For almost everyone who practices, cycles of awakening and openness are followed by periods of fear and contraction. Times of profound peace and newfound love are often overtaken by periods of loss, by closing up, fear, or the discovery of betrayal, only to be followed again by equanimity or joy. In mysterious ways the heart reveals itself to be like a flower that opens and closes. This is our nature.
The only surprising thing is how unexpected this truth can be. It is as if deep down we all hope that some experience, some great realization, enough years of dedicated practice, might finally lift us beyond the touch of life, beyond the mundane struggles of the world.

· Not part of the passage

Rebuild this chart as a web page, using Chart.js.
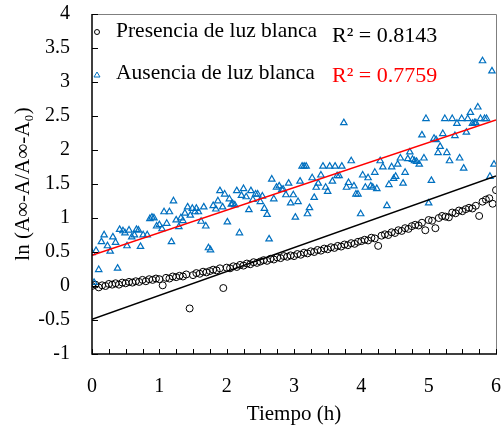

We cling to some hope that in spiritual life we can rise above the wounds of our human pain, never to have to suffer them again. We expect some experience to last. But permanence is not true freedom, not the sure heart's release.
|Says one Western lama, "What became clear is that spiritual practice is only what you're doing now. Anything else is a fantasy."|
Every wise voyager learns that we cannot hold on to the last port of call, no matter how beautiful. To do so would be like holding our breath, creating a prison from our past. As one Zen master puts it:
"Enlightenment is only the beginning, is only a step of the journey. You can't cling to that as a new identity or you're in immediate trouble. You have to get back down into the messy business of life, to engage with life for years afterward. Only then can you integrate what you have learned. Only then can you learn perfect trust."
Like the monk in the ox-herding pictures [a traditional Zen parable], most of us have to reenter the marketplace to fulfill our realization. As we come down from the mountain, we may be shocked to find how easily our old habits wait for us, like comfortable and familiar clothes. Even if our transformation is great and we feel peaceful and unshakable, some part of our return will inevitably test us. We may become confused about what to do with our life, and how to live in our family or society. We may worry how our spiritual life can fit into our ordinary way of being, our ordinary work. We may want to run away, to go back to the simplicity of the retreat or the temple. But something important has pulled us back to the world, and the difficult transition is part of it.
One lama remembers:
"When I came back it was as if my 12 years of experiences in India and Tibet were a dream. The memory and value of those transcendental experiences was in some way a dream challenged by the culture shock of returning to my family and to work in the West. Old patterns came back surprisingly quickly. I got irritable, confused. I wasn't taking care of my body, I worried about money, about relationship. At the worst point I feared that I was losing what I had learned. Then I realized I couldn't live in some enlightened memory. What became clear is that spiritual practice is only what you're doing now. Anything else is a fantasy."
One insight meditation teacher tells of five-year cycles. Her first five years of intensive practice opened her to a vast inner world of profound, liberating understandings.
"It's as if my heart absolutely needed that stability and nourishment before I could begin to touch the grief of my past. But then when it finally came up, the next five years was the opposite. The well of pain and agony was equal to the ecstasy of the years before. I guess I had to have both."
In a similar spirit, a Christian contemplative abbess found an enormous grace on first entering her monastery, but then a cycle of difficult practice arrived.
"The life of our community was simple and sane, and I threw myself into it with all my love and energy. I did this with all the skill of a very strongly formed and defended personality. Deep prayer and meditation experiences sustained me for a long time. After some years I felt I could trust the community, so I rested for a breather. Around this time, one of the older sisters died. I had been close to her, and it triggered a succession of memories: the death of my twin brother at our birth, the near-death of my mother, the distance, hatred, and loss of my father. I realized how split off my life had been because of my sorrow. I saw that even in the monastic community I had lived on the surface, had been running from the grief and emptiness. I finally stopped. That realization started years of healing work to find the place where the grief, the monastery, the pain of my own life, and the pain of the world could be held in the same sacred heart."